Gov. Doug Ducey’s desire to see Arizona’s rainy day fund increased is one step closer reality, as Sen. J.D. Mesnard, R-Chandler, has introduced legislation to increase the cap on how much the state can save.
Senate Bill 1091 would increase the amount the state can save in its budget stabilization fund from seven percent of state revenues to 10 percent. The fund is essentially the state’s savings account, where it can set aside money to be used if there is an economic downturn or natural disaster.
Mesnard has run this legislation in the past, but it died on the Senate floor. This time, he said he’s “reasonably confident” it will make it through the process.
“I extracted from (Ducey’s state of the state) speech that he’d be on board with something like this,” Mesnard said when asked if Ducey had asked him to sponsor the bill.
During the first two years of the Great Recession, many states depleted those funds and have been slowly building them back up. Arizona is one of the 19 that saw their fund depleted in that time.
Currently, Arizona’s rainy day fund has about $461 million, or about 4.8 percent of state revenue. State law currently caps the fund at seven percent.
Mesnard’s bill comes on the heels of a presentation by the Pew Charitable Trusts to the Senate Appropriations Committee Tuesday that outlined how long Arizona takes to recover from economic downturns and how much the state should have saved in order to better cope with future recessions.
Their research found that Arizona, on average, takes six years to recover from any form of economic downturn.
Additionally, they found that Arizona should have about 7 percent of its revenues in savings to sustain a moderate downturn.
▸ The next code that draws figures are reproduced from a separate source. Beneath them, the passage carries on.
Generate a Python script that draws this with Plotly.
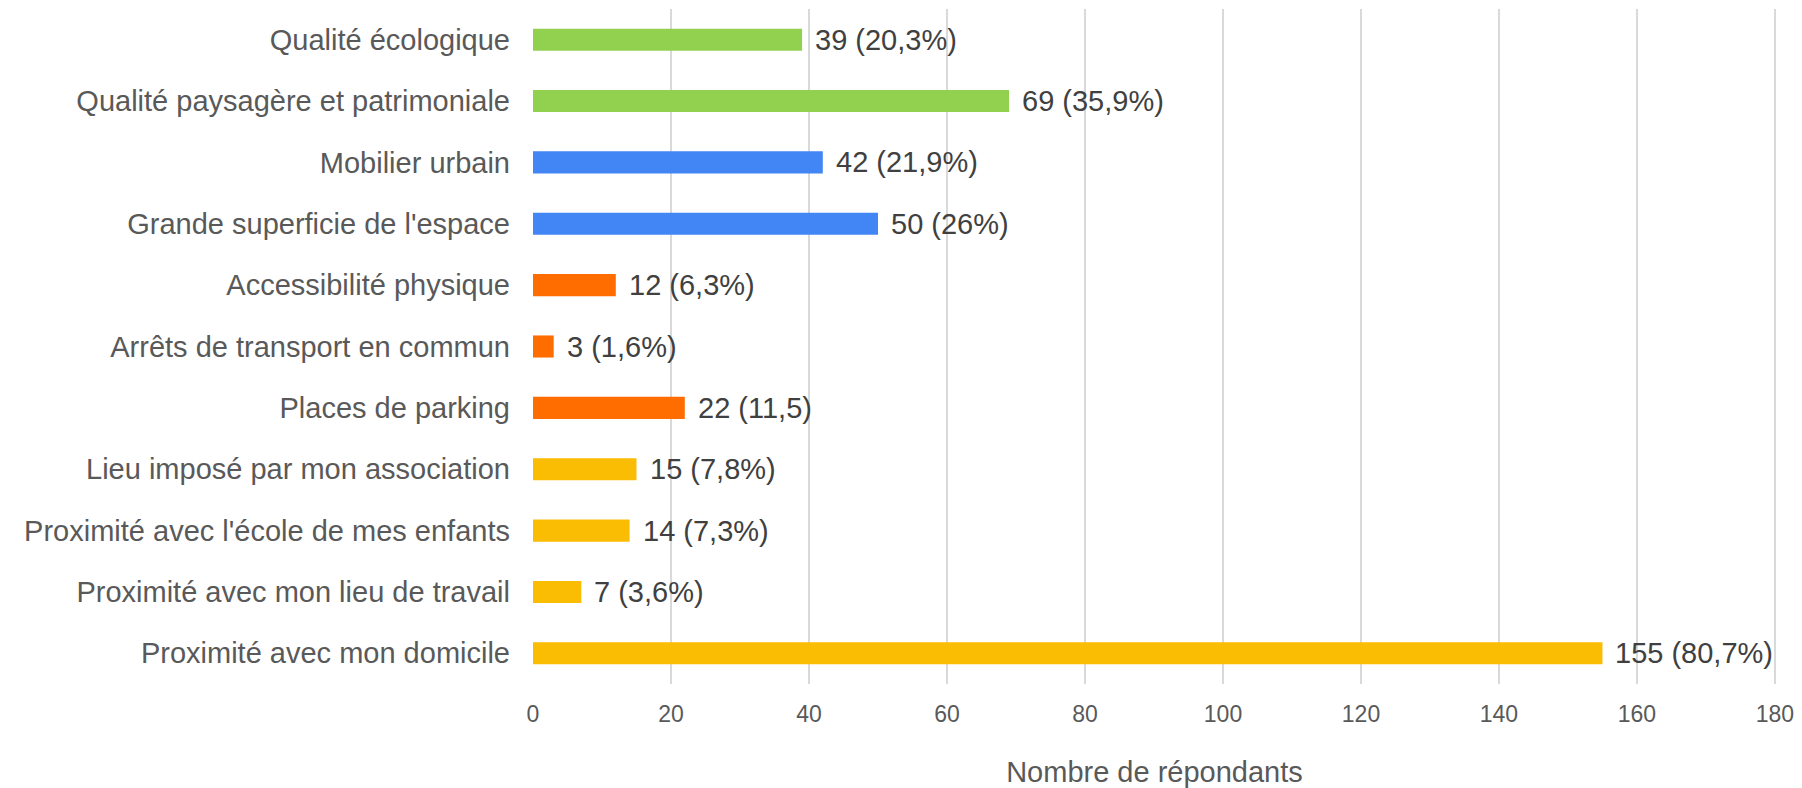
import plotly.graph_objects as go

categories = [
    "Qualité écologique",
    "Qualité paysagère et patrimoniale",
    "Mobilier urbain",
    "Grande superficie de l'espace",
    "Accessibilité physique",
    "Arrêts de transport en commun",
    "Places de parking",
    "Lieu imposé par mon association",
    "Proximité avec l'école de mes enfants",
    "Proximité avec mon lieu de travail",
    "Proximité avec mon domicile",
]
values = [39, 69, 42, 50, 12, 3, 22, 15, 14, 7, 155]
value_labels = [
    "39 (20,3%)", "69 (35,9%)", "42 (21,9%)", "50 (26%)", "12 (6,3%)",
    "3 (1,6%)", "22 (11,5)", "15 (7,8%)", "14 (7,3%)", "7 (3,6%)", "155 (80,7%)",
]
groups = ["eco", "eco", "space", "space", "access", "access", "access",
          "prox", "prox", "prox", "prox"]
group_colors = {"eco": "#92D050", "space": "#4285F4", "access": "#FF6D01", "prox": "#FBBC04"}
x_ticks = [0, 20, 40, 60, 80, 100, 120, 140, 160, 180]
x_title = "Nombre de répondants"

FONT = "Liberation Sans, Arial, sans-serif"

fig = go.Figure()
fig.add_trace(go.Bar(
    x=values,
    y=categories,
    orientation="h",
    width=0.36,
    marker=dict(color=[group_colors[g] for g in groups], line=dict(width=0)),
    hoverinfo="skip",
))

for v, c, t in zip(values, categories, value_labels):
    fig.add_annotation(
        x=v, y=c, text=t, showarrow=False, xanchor="left", xshift=11,
        font=dict(family=FONT, size=29, color="#404040"),
    )

fig.update_layout(
    width=1802, height=788,
    margin=dict(l=533, r=26, t=9, b=104, autoexpand=False),
    plot_bgcolor="white", paper_bgcolor="white",
    showlegend=False,
    font=dict(family=FONT),
)
fig.update_xaxes(
    range=[0, 180.15], tickvals=x_ticks,
    showgrid=True, gridcolor="#D9D9D9", gridwidth=2,
    zeroline=False, showline=False,
    tickfont=dict(family=FONT, size=23, color="#595959"),
    ticks="", ticklabelstandoff=14, ticklabeloverflow="allow",
    title=dict(text=x_title, font=dict(family=FONT, size=29, color="#595959"), standoff=39),
    automargin=False,
)
fig.update_yaxes(
    autorange="reversed", showgrid=False, zeroline=False, showline=False,
    tickfont=dict(family=FONT, size=29, color="#595959"),
    ticks="", ticklabelstandoff=22,
    automargin=False,
)

fig.write_html(
    "out.html",
    config={"displayModeBar": False},
    post_script="document.body.style.margin='0';document.body.style.overflow='hidden';",
)
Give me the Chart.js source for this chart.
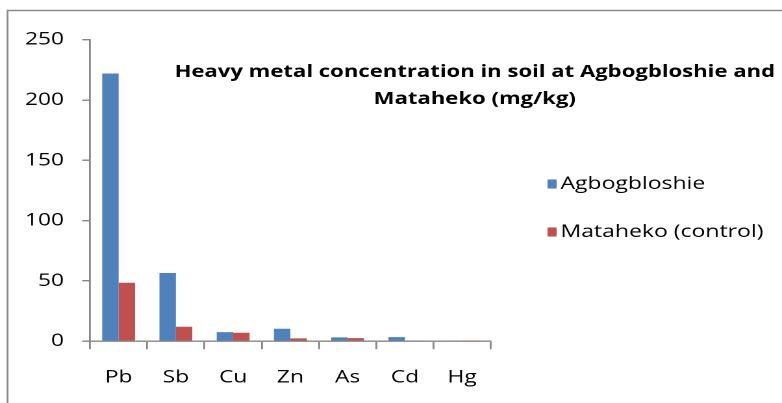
<!DOCTYPE html>
<html>
<head>
<meta charset="utf-8">
<script src="https://cdn.jsdelivr.net/npm/chart.js@4/dist/chart.umd.min.js"></script>
<style>
  html, body { margin: 0; padding: 0; background: #fff; overflow: hidden; }
  #wrap { width: 602px; height: 403px; transform: scaleX(1.299); transform-origin: 0 0; }
  canvas { display: block; }
</style>
</head>
<body>
<div id="wrap"><canvas id="chart" width="602" height="403"></canvas></div>
<script>
// Metals measured and their concentrations (mg/kg)
const metals = ['Pb', 'Sb', 'Cu', 'Zn', 'As', 'Cd', 'Hg'];
const agbogbloshie = [222, 56.5, 7.5, 10.3, 3.2, 3.4, 0.4];
const mataheko = [48.5, 12, 7, 2.3, 2.6, 0.4, 0.1];
const seriesNames = ['Agbogbloshie', 'Mataheko (control)'];
const titleLines = ['Heavy metal concentration in soil at Agbogbloshie and', 'Mataheko (mg/kg)'];
const yTicks = [0, 50, 100, 150, 200, 250];

const FONT = '"Open Sans", "Liberation Sans", sans-serif';
const AXIS = '#868686';

// Outer frame (left and top edges visible)
const framePlugin = {
  id: 'frame',
  beforeDraw(chart) {
    const ctx = chart.ctx;
    ctx.save();
    ctx.strokeStyle = '#8a8a8a';
    ctx.lineWidth = 1.4;
    ctx.beginPath();
    ctx.moveTo(5.8, chart.height + 2);
    ctx.lineTo(5.8, 10.5);
    ctx.lineTo(chart.width + 2, 10.5);
    ctx.stroke();
    ctx.restore();
  }
};

// Two-line bold title over the plot
const titlePlugin = {
  id: 'twoLineTitle',
  afterDraw(chart) {
    const ctx = chart.ctx;
    ctx.save();
    ctx.fillStyle = '#000';
    ctx.font = 'bold 17px ' + FONT;
    ctx.textAlign = 'center';
    ctx.textBaseline = 'middle';
    ctx.fillText(titleLines[0], 365.5, 72);
    ctx.fillText(titleLines[1], 365.5, 99);
    ctx.restore();
  }
};

// Legend on the right, built from the datasets
const legendPlugin = {
  id: 'sideLegend',
  afterDraw(chart) {
    const ctx = chart.ctx;
    const ys = [184, 232];
    ctx.save();
    ctx.font = '17.7px ' + FONT;
    ctx.textAlign = 'left';
    ctx.textBaseline = 'middle';
    chart.data.datasets.forEach((ds, i) => {
      ctx.fillStyle = ds.backgroundColor;
      ctx.fillRect(421.5, ys[i] - 4.5, 7, 9);
      ctx.fillStyle = '#000';
      ctx.fillText(ds.label, 431.5, ys[i]);
    });
    ctx.restore();
  }
};

new Chart(document.getElementById('chart'), {
  type: 'bar',
  data: {
    labels: metals,
    datasets: [
      { label: seriesNames[0], data: agbogbloshie, backgroundColor: '#4F81BD' },
      { label: seriesNames[1], data: mataheko, backgroundColor: '#C0504D' }
    ]
  },
  options: {
    responsive: false,
    animation: false,
    devicePixelRatio: 2,
    categoryPercentage: 0.574,
    barPercentage: 1,
    layout: { padding: { left: 0, right: 224.2, top: 39.7, bottom: 0 } },
    plugins: {
      legend: { display: false },
      title: { display: false },
      tooltip: { enabled: false }
    },
    scales: {
      x: {
        grid: { drawOnChartArea: false, drawTicks: true, tickLength: 8, color: AXIS, lineWidth: 1.4 },
        border: { display: true, color: AXIS, width: 1.4 },
        ticks: { color: '#000', font: { family: FONT, size: 17.5 }, padding: 18 },
        afterFit(scale) { scale.height = 61.8; }
      },
      y: {
        min: 0,
        max: 250,
        afterBuildTicks(scale) { scale.ticks = yTicks.map(v => ({ value: v })); },
        grid: { drawOnChartArea: false, drawTicks: true, tickLength: 6, color: AXIS, lineWidth: 1.4 },
        border: { display: true, color: AXIS, width: 1.4 },
        ticks: { color: '#000', font: { family: FONT, size: 17.5 }, padding: 14 },
        afterFit(scale) { scale.width = 69.3; }
      }
    }
  },
  plugins: [framePlugin, titlePlugin, legendPlugin]
});
</script>
</body>
</html>
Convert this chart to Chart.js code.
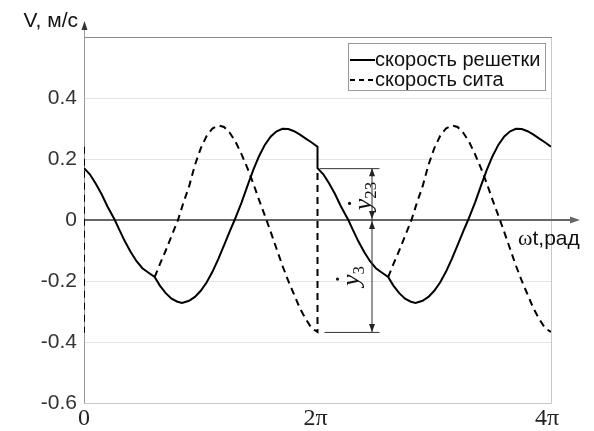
<!DOCTYPE html>
<html lang="ru">
<head>
<meta charset="UTF-8" />
<title>Скорость решетки и сита</title>
<script src="https://cdn.jsdelivr.net/npm/chart.js@4.4.0/dist/chart.umd.min.js"></script>
<style>
  body { margin: 0; background: #fff; }
  #chart { display: block; }
</style>
</head>
<body>
<canvas id="chart" width="594" height="431"></canvas>
<script>
// time in units of pi (0 .. 4), velocity in m/s
const tSolid = [0, 0.05, 0.10, 0.15, 0.20, 0.264, 0.30, 0.35, 0.40, 0.45, 0.50, 0.55, 0.605, 0.65, 0.70, 0.75, 0.80, 0.84, 0.90, 0.95, 1.00, 1.05, 1.10, 1.15, 1.20, 1.25, 1.29, 1.35, 1.40, 1.45, 1.50, 1.55, 1.60, 1.65, 1.70, 1.75, 1.80, 1.85, 1.90, 1.95, 2.00,
                2.00, 2.05, 2.10, 2.15, 2.20, 2.264, 2.30, 2.35, 2.40, 2.45, 2.50, 2.55, 2.605, 2.65, 2.70, 2.75, 2.80, 2.84, 2.90, 2.95, 3.00, 3.05, 3.10, 3.15, 3.20, 3.25, 3.29, 3.35, 3.40, 3.45, 3.50, 3.55, 3.60, 3.65, 3.70, 3.75, 3.80, 3.85, 3.90, 3.95, 4.00];
const vSolid = [0.170, 0.150, 0.120, 0.085, 0.045, 0.000, -0.030, -0.070, -0.105, -0.135, -0.158, -0.172, -0.187, -0.215, -0.240, -0.258, -0.268, -0.272, -0.265, -0.252, -0.232, -0.205, -0.170, -0.128, -0.082, -0.036, 0.000, 0.058, 0.112, 0.164, 0.210, 0.247, 0.274, 0.291, 0.299, 0.298, 0.291, 0.280, 0.267, 0.254, 0.240,
                0.170, 0.150, 0.120, 0.085, 0.045, 0.000, -0.030, -0.070, -0.105, -0.135, -0.158, -0.172, -0.187, -0.215, -0.240, -0.258, -0.268, -0.272, -0.265, -0.252, -0.232, -0.205, -0.170, -0.128, -0.082, -0.036, 0.000, 0.058, 0.112, 0.164, 0.210, 0.247, 0.274, 0.291, 0.299, 0.298, 0.291, 0.280, 0.267, 0.254, 0.240];

// null = break in the dashed line
const tDashed = [0, 0, null,
                 0.605, 0.65, 0.70, 0.75, 0.805, 0.85, 0.90, 0.95, 1.00, 1.05, 1.10, 1.15, 1.20, 1.25, 1.30, 1.35, 1.40, 1.45, 1.50, 1.563, 1.60, 1.65, 1.70, 1.75, 1.80, 1.85, 1.90, 1.95, 2.00, 2.00, null,
                 2.605, 2.65, 2.70, 2.75, 2.805, 2.85, 2.90, 2.95, 3.00, 3.05, 3.10, 3.15, 3.20, 3.25, 3.30, 3.35, 3.40, 3.45, 3.50, 3.563, 3.60, 3.65, 3.70, 3.75, 3.80, 3.85, 3.90, 3.95, 4.00];
const vDashed = [0.240, -0.370, null,
                 -0.187, -0.145, -0.100, -0.052, 0.000, 0.055, 0.110, 0.180, 0.235, 0.275, 0.300, 0.310, 0.305, 0.285, 0.255, 0.215, 0.170, 0.120, 0.065, 0.000, -0.040, -0.095, -0.150, -0.200, -0.245, -0.290, -0.325, -0.355, -0.367, 0.170, null,
                 -0.187, -0.145, -0.100, -0.052, 0.000, 0.055, 0.110, 0.180, 0.235, 0.275, 0.300, 0.310, 0.305, 0.285, 0.255, 0.215, 0.170, 0.120, 0.065, 0.000, -0.040, -0.095, -0.150, -0.200, -0.245, -0.290, -0.325, -0.355, -0.367];

const xTicks = [0, 2, 4];
const xTickLabels = ['0', '2π', '4π'];
const seriesNames = ['скорость решетки', 'скорость сита'];

// marked levels at t = 2π
const markT = 2;
const markTop = 0.170;
const markBottom = -0.367;

const toPoints = (ts, vs) => ts.map((t, i) => (t === null ? {x: null, y: null} : {x: t, y: vs[i]}));

const frame = {
  id: 'frame',
  beforeDatasetsDraw(chart) {
    const {ctx, chartArea: a, scales: {x, y}} = chart;
    ctx.save();
    // box
    ctx.strokeStyle = '#c8c8c8';
    ctx.lineWidth = 1;
    ctx.beginPath();
    ctx.moveTo(a.right + 0.5, a.top);
    ctx.lineTo(a.right + 0.5, a.bottom + 0.5);
    ctx.lineTo(a.left, a.bottom + 0.5);
    ctx.stroke();
    ctx.strokeStyle = '#8a8a8a';
    ctx.beginPath();
    ctx.moveTo(a.left, a.top + 0.5);
    ctx.lineTo(a.right + 1, a.top + 0.5);
    ctx.stroke();
    // x axis through zero with arrow
    const y0 = Math.round(y.getPixelForValue(0));
    ctx.strokeStyle = '#666';
    ctx.fillStyle = '#666';
    ctx.lineWidth = 2;
    ctx.beginPath();
    ctx.moveTo(a.left, y0);
    ctx.lineTo(a.right + 24, y0);
    ctx.stroke();
    ctx.beginPath();
    ctx.moveTo(a.right + 29, y0);
    ctx.lineTo(a.right + 19, y0 - 3.5);
    ctx.lineTo(a.right + 19, y0 + 3.5);
    ctx.closePath();
    ctx.fill();
    // y axis with arrow
    const xa = a.left + 0.5;
    ctx.strokeStyle = '#999';
    ctx.fillStyle = '#333';
    ctx.lineWidth = 1;
    ctx.beginPath();
    ctx.moveTo(xa, a.bottom);
    ctx.lineTo(xa, a.top - 12);
    ctx.stroke();
    ctx.beginPath();
    ctx.moveTo(xa, a.top - 16);
    ctx.lineTo(xa - 3, a.top - 7);
    ctx.lineTo(xa + 3, a.top - 7);
    ctx.closePath();
    ctx.fill();
    ctx.restore();
  },
  afterDraw(chart) {
    const {ctx, chartArea: a, scales: {x, y}} = chart;
    ctx.save();
    // x tick labels (serif, like the source figure)
    ctx.fillStyle = '#222';
    ctx.font = '24px "Liberation Serif", serif';
    ctx.textAlign = 'center';
    ctx.textBaseline = 'middle';
    xTicks.forEach((v, i) => {
      let px = x.getPixelForValue(v);
      if (i === xTicks.length - 1) px -= 4;
      else if (i > 0) px -= 2;
      ctx.fillText(xTickLabels[i], px, a.bottom + 16);
    });

    // axis titles
    ctx.fillStyle = '#111';
    ctx.font = '21px Arial, "Liberation Sans", sans-serif';
    ctx.textBaseline = 'middle';
    ctx.textAlign = 'right';
    ctx.fillText('V, м/с', a.left - 6, 21);
    ctx.textAlign = 'left';
    ctx.font = '22px "Liberation Serif", serif';
    ctx.fillText('ω', a.right - 33, 239);
    const ww = ctx.measureText('ω').width;
    ctx.font = '21px Arial, "Liberation Sans", sans-serif';
    ctx.fillText('t,рад', a.right - 33 + ww, 239);

    // legend
    const lx = 348, ly = 43, lw = 197, lh = 47;
    ctx.fillStyle = '#fff';
    ctx.fillRect(lx, ly, lw, lh);
    ctx.strokeStyle = '#9a9a9a';
    ctx.lineWidth = 1;
    ctx.strokeRect(lx + 0.5, ly + 0.5, lw, lh);
    ctx.strokeStyle = '#000';
    ctx.lineWidth = 2;
    ctx.beginPath();
    ctx.moveTo(lx + 2, 60);
    ctx.lineTo(lx + 27, 60);
    ctx.stroke();
    ctx.setLineDash([5, 4]);
    ctx.beginPath();
    ctx.moveTo(lx + 2, 80);
    ctx.lineTo(lx + 27, 80);
    ctx.stroke();
    ctx.setLineDash([]);
    ctx.fillStyle = '#111';
    ctx.font = '20px Arial, "Liberation Sans", sans-serif';
    ctx.textAlign = 'left';
    ctx.textBaseline = 'middle';
    ctx.fillText(seriesNames[0], lx + 27, 60);
    ctx.fillText(seriesNames[1], lx + 27, 80);

    // dimension marks at 2π
    const xm = x.getPixelForValue(markT);
    const yt = y.getPixelForValue(markTop);
    const y0 = y.getPixelForValue(0);
    const yb = y.getPixelForValue(markBottom);
    const xv = xm + 54;
    ctx.strokeStyle = '#333';
    ctx.fillStyle = '#222';
    ctx.lineWidth = 1;
    ctx.beginPath();
    ctx.moveTo(xm + 2, yt + 0.5); ctx.lineTo(xm + 62, yt + 0.5);
    ctx.moveTo(xm + 7, yb + 0.5); ctx.lineTo(xm + 62, yb + 0.5);
    ctx.moveTo(xv + 0.5, yt); ctx.lineTo(xv + 0.5, yb);
    ctx.stroke();
    const arrow = (px, py, dir) => {
      ctx.beginPath();
      ctx.moveTo(px + 0.5, py);
      ctx.lineTo(px - 2.5, py + dir * 8);
      ctx.lineTo(px + 3.5, py + dir * 8);
      ctx.closePath();
      ctx.fill();
    };
    arrow(xv, yt, 1);
    arrow(xv, y0 - 1, -1);
    arrow(xv, y0 + 1, 1);
    arrow(xv, yb, -1);

    const dimLabel = (cx, cy, sub) => {
      ctx.save();
      ctx.translate(cx, cy);
      ctx.rotate(-Math.PI / 2);
      ctx.font = 'italic 26px "Liberation Serif", serif';
      const w1 = ctx.measureText('y').width;
      ctx.font = '17px "Liberation Serif", serif';
      const w2 = ctx.measureText(sub).width;
      const x0 = -(w1 + w2) / 2;
      ctx.textAlign = 'left';
      ctx.textBaseline = 'alphabetic';
      ctx.fillStyle = '#111';
      ctx.font = 'italic 26px "Liberation Serif", serif';
      ctx.fillText('y', x0, 7);
      ctx.beginPath();
      ctx.arc(x0 + w1 * 0.6, -14, 1.6, 0, Math.PI * 2);
      ctx.fill();
      ctx.font = '17px "Liberation Serif", serif';
      ctx.fillText(sub, x0 + w1, 12);
      ctx.restore();
    };
    dimLabel(xm + 46, (yt + y0) / 2 + 2, '23');
    dimLabel(xm + 34, y0 + 56, '3');
    ctx.restore();
  }
};

new Chart(document.getElementById('chart'), {
  type: 'scatter',
  data: {
    datasets: [
      {label: seriesNames[0], data: toPoints(tSolid, vSolid), showLine: true, borderColor: '#000', borderWidth: 2, pointRadius: 0, spanGaps: false},
      {label: seriesNames[1], data: toPoints(tDashed, vDashed), showLine: true, borderColor: '#000', borderWidth: 2, borderDash: [7, 5], pointRadius: 0, spanGaps: false}
    ]
  },
  options: {
    responsive: false,
    animation: false,
    layout: {padding: {top: 37, right: 43, left: 0, bottom: 0}},
    plugins: {legend: {display: false}, tooltip: {enabled: false}},
    scales: {
      x: {
        type: 'linear', min: 0, max: 4,
        afterFit: s => { s.height = 28; },
        afterBuildTicks: s => { s.ticks = xTicks.map(v => ({value: v})); },
        ticks: {display: false},
        grid: {display: false},
        border: {display: false}
      },
      y: {
        min: -0.6, max: 0.6,
        afterFit: s => { s.width = 84; },
        ticks: {
          stepSize: 0.2,
          callback: v => (v > 0.5 ? '' : String(Math.round(v * 10) / 10)),
          font: {family: 'Arial, "Liberation Sans", sans-serif', size: 21},
          color: '#333', padding: 7
        },
        grid: {color: '#e4e4e4', drawTicks: false},
        border: {display: false}
      }
    }
  },
  plugins: [frame]
});
</script>
</body>
</html>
In a more severe scenario, much like the one the country faced in 2008, the state would need a fund of roughly 16 percent to cover costs during the six year recovery period.
In that same scenario, roughly 9 percent, or $1 billion, would be needed to cover the first two years.
Allowing the state to save more will also have another impact, Mesnard said: increasing the state’s credit rating.
The bill has been referred to the Senate Appropriations Committee, but a hearing has not yet been scheduled.